Politics
New Quebec language bill would allow province to strip anglos of access to services in English

Credits: JEAN-FRANCOIS DESGAGNES/JOURNAL DE QUEBEC/QMI AGENCY

GIUSEPPE VALIANTE | QMI AGENCY

MONTREAL -- Quebec's new language bill would make it easier to strip thousands of anglophone Quebecers of their access to English-language municipal services.

Bill 14, if passed, would force the Quebec government to evaluate all of Quebec's 90 official bilingual municipalities and remove the special designation if "it considers it appropriate in light of all the circumstances."

The bill allows the government to remove bilingual status from a municipality if, according to the federal census, less than 50% of the town's citizens claim to have English as their mother tongue.
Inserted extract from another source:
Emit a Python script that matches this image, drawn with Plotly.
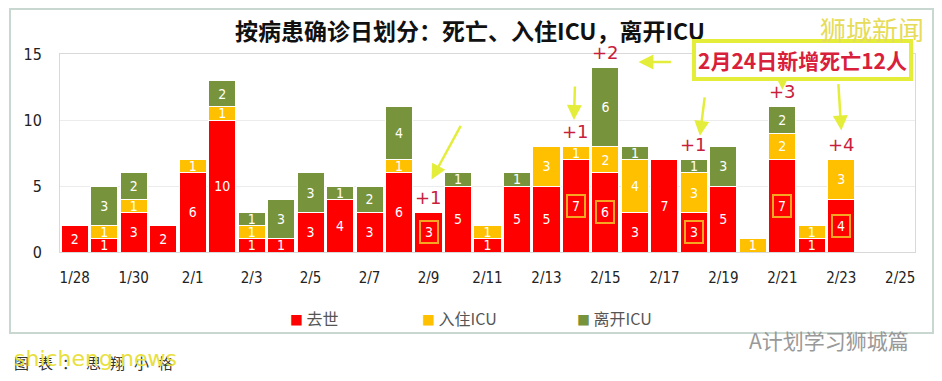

Bilingual cities offer their anglophone citizens the right to access services, such as tax bills, newsletters and other official city documents, in English. A city without such a status can only communicate with its citizens in French.

However, many of the 90 municipalities that are officially bilingual do not meet the current criteria to be designated as such.

Quebec's current language charter offers bilingual status to municipalities "of which more than half the residents have English as their mother tongue."

Kirkland, for example, a town of 21,000 on the island of Montreal, enjoys bilingual status even though fewer than 45% of its citizens have English as a mother tongue, according to the 2011 census.

Previous provincial governments have looked the other way, since removing the bilingual status of a city is a delicate issue, said Dan Lamoureux, president of the Quebec Community Groups Network, an umbrella organization for 41 anglophone groups in the province.

"Before this government, no one wanted to touch this law with a 10-foot pole!" he said.

The current law states that the Quebec government may remove the bilingual status of a city if the city in question officially asks the province to do so. The law does not say how a city could officially make that request, however.

Bill 14 forces all officially bilingual municipalities to be evaluated every 10 years to determine whether they meet the bilingual criteria. The government would no longer need approval from cities to remove a bilingual designation.

Kirkland Mayor John Meaney said Saturday that the bill is "ridiculous."

"We will no longer be able to do anything in English," Meaney said. "I think the Quebec government is trying to make the law so clear that they can revoke bilingual status anytime they want."

A representative from the language office and the minister responsible for the charter of the French language were unreachable Saturday.